— START —

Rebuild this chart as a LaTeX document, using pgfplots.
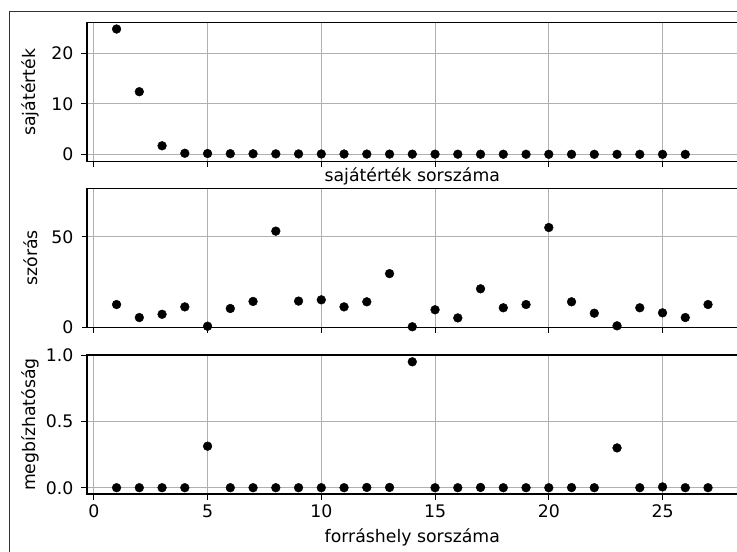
\documentclass[border=0pt]{standalone}
\usepackage{fontspec}
\setmainfont{DejaVu Sans}
\usepackage{pgfplots}
\pgfplotsset{compat=1.18}
\definecolor{gridc}{HTML}{B0B0B0}
\pgfplotsset{
 panel/.style={
  scale only axis, width=650.6bp, height=139bp,
  xmin=-0.3, xmax=28.3,
  xtick={0,5,...,25},
  grid=major, major grid style={gridc, line width=1bp},
  axis line style={black, line width=1.1bp},
  tick align=outside, tick pos=left, major tick length=5.5bp,
  tick style={black, line width=1bp},
  /pgf/number format/assume math mode=true,
  every tick label/.append style={font=\fontsize{17.3bp}{20bp}\selectfont},
  label style={font=\fontsize{17.3bp}{20bp}\selectfont},
  yticklabel style={anchor=east, inner sep=0pt, xshift=-8bp},
  xticklabel style={anchor=north, inner sep=0pt, yshift=-5bp},
  every axis y label/.style={at={(axis description cs:-0.087,0.5)}, rotate=90, anchor=center},
  anchor=north west,
 },
 pts/.style={only marks, mark=*, mark size=4.4bp, black},
}
\begin{document}
\fontsize{17.3bp}{20bp}\selectfont
\begin{tikzpicture}
\path[use as bounding box] (0,0) rectangle (737bp,-552bp);
\clip (0,0) rectangle (737bp,-552bp);
\draw[line width=1bp, black!80] (9bp,-560bp) |- (745bp,-11.7bp);
% panel 1
\begin{axis}[panel, at={(87bp,-22.7bp)},
  ymin=-1.45, ymax=26.05, ytick={0,10,20},
  xticklabels={},
  ylabel={sajátérték}, xlabel={sajátérték sorszáma},
  every axis x label/.style={at={(axis description cs:0.5,-0.105)}, anchor=center}]
\addplot[pts] coordinates {
(1,24.8) (2,12.4) (3,1.7) (4,0.22) (5,0.17) (6,0.14) (7,0.12) (8,0.1) (9,0.09)
(10,0.08) (11,0.07) (12,0.06) (13,0.05) (14,0.045) (15,0.04) (16,0.035) (17,0.03)
(18,0.025) (19,0.02) (20,0.018) (21,0.015) (22,0.012) (23,0.01) (24,0.008) (25,0.005) (26,0.002)};
\end{axis}
% panel 2
\begin{axis}[panel, at={(87bp,-188.3bp)},
  ymin=0, ymax=76.9, ytick={0,50},
  xticklabels={},
  ylabel={szórás}]
\addplot[pts] coordinates {
(1,12.6) (2,5.4) (3,7.2) (4,11.3) (5,0.6) (6,10.4) (7,14.3) (8,53.2) (9,14.5)
(10,15.2) (11,11.3) (12,14.1) (13,29.7) (14,0.3) (15,9.7) (16,5.2) (17,21.3)
(18,10.8) (19,12.6) (20,55.2) (21,14.1) (22,7.8) (23,0.8) (24,10.8) (25,8.0)
(26,5.4) (27,12.6)};
\end{axis}
% panel 3
\begin{axis}[panel, at={(87bp,-355bp)},
  ymin=-0.0475, ymax=1.0002, ytick={0,0.5,1},
  yticklabel style={/pgf/number format/.cd, fixed, fixed zerofill, precision=1},
  ylabel={megbízhatóság}, xlabel={forráshely sorszáma},
  every axis x label/.style={at={(axis description cs:0.5,-0.315)}, anchor=center}]
\addplot[pts] coordinates {
(1,0) (2,0) (3,0) (4,0) (5,0.313) (6,0) (7,0) (8,0) (9,0) (10,0) (11,0) (12,0.002)
(13,0.002) (14,0.949) (15,0) (16,0) (17,0.002) (18,0) (19,0) (20,0) (21,0.001)
(22,0) (23,0.30) (24,0) (25,0.006) (26,0) (27,0)};
\end{axis}
\end{tikzpicture}
\end{document}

— END —

Problem statement:
Quote the preceding listing precisely and completely, omitting its images.

Task response:
Rebuild this chart as a LaTeX document, using pgfplots.
\documentclass[border=0pt]{standalone}
\usepackage{fontspec}
\setmainfont{DejaVu Sans}
\usepackage{pgfplots}
\pgfplotsset{compat=1.18}
\definecolor{gridc}{HTML}{B0B0B0}
\pgfplotsset{
 panel/.style={
  scale only axis, width=650.6bp, height=139bp,
  xmin=-0.3, xmax=28.3,
  xtick={0,5,...,25},
  grid=major, major grid style={gridc, line width=1bp},
  axis line style={black, line width=1.1bp},
  tick align=outside, tick pos=left, major tick length=5.5bp,
  tick style={black, line width=1bp},
  /pgf/number format/assume math mode=true,
  every tick label/.append style={font=\fontsize{17.3bp}{20bp}\selectfont},
  label style={font=\fontsize{17.3bp}{20bp}\selectfont},
  yticklabel style={anchor=east, inner sep=0pt, xshift=-8bp},
  xticklabel style={anchor=north, inner sep=0pt, yshift=-5bp},
  every axis y label/.style={at={(axis description cs:-0.087,0.5)}, rotate=90, anchor=center},
  anchor=north west,
 },
 pts/.style={only marks, mark=*, mark size=4.4bp, black},
}
\begin{document}
\fontsize{17.3bp}{20bp}\selectfont
\begin{tikzpicture}
\path[use as bounding box] (0,0) rectangle (737bp,-552bp);
\clip (0,0) rectangle (737bp,-552bp);
\draw[line width=1bp, black!80] (9bp,-560bp) |- (745bp,-11.7bp);
% panel 1
\begin{axis}[panel, at={(87bp,-22.7bp)},
  ymin=-1.45, ymax=26.05, ytick={0,10,20},
  xticklabels={},
  ylabel={sajátérték}, xlabel={sajátérték sorszáma},
  every axis x label/.style={at={(axis description cs:0.5,-0.105)}, anchor=center}]
\addplot[pts] coordinates {
(1,24.8) (2,12.4) (3,1.7) (4,0.22) (5,0.17) (6,0.14) (7,0.12) (8,0.1) (9,0.09)
(10,0.08) (11,0.07) (12,0.06) (13,0.05) (14,0.045) (15,0.04) (16,0.035) (17,0.03)
(18,0.025) (19,0.02) (20,0.018) (21,0.015) (22,0.012) (23,0.01) (24,0.008) (25,0.005) (26,0.002)};
\end{axis}
% panel 2
\begin{axis}[panel, at={(87bp,-188.3bp)},
  ymin=0, ymax=76.9, ytick={0,50},
  xticklabels={},
  ylabel={szórás}]
\addplot[pts] coordinates {
(1,12.6) (2,5.4) (3,7.2) (4,11.3) (5,0.6) (6,10.4) (7,14.3) (8,53.2) (9,14.5)
(10,15.2) (11,11.3) (12,14.1) (13,29.7) (14,0.3) (15,9.7) (16,5.2) (17,21.3)
(18,10.8) (19,12.6) (20,55.2) (21,14.1) (22,7.8) (23,0.8) (24,10.8) (25,8.0)
(26,5.4) (27,12.6)};
\end{axis}
% panel 3
\begin{axis}[panel, at={(87bp,-355bp)},
  ymin=-0.0475, ymax=1.0002, ytick={0,0.5,1},
  yticklabel style={/pgf/number format/.cd, fixed, fixed zerofill, precision=1},
  ylabel={megbízhatóság}, xlabel={forráshely sorszáma},
  every axis x label/.style={at={(axis description cs:0.5,-0.315)}, anchor=center}]
\addplot[pts] coordinates {
(1,0) (2,0) (3,0) (4,0) (5,0.313) (6,0) (7,0) (8,0) (9,0) (10,0) (11,0) (12,0.002)
(13,0.002) (14,0.949) (15,0) (16,0) (17,0.002) (18,0) (19,0) (20,0) (21,0.001)
(22,0) (23,0.30) (24,0) (25,0.006) (26,0) (27,0)};
\end{axis}
\end{tikzpicture}
\end{document}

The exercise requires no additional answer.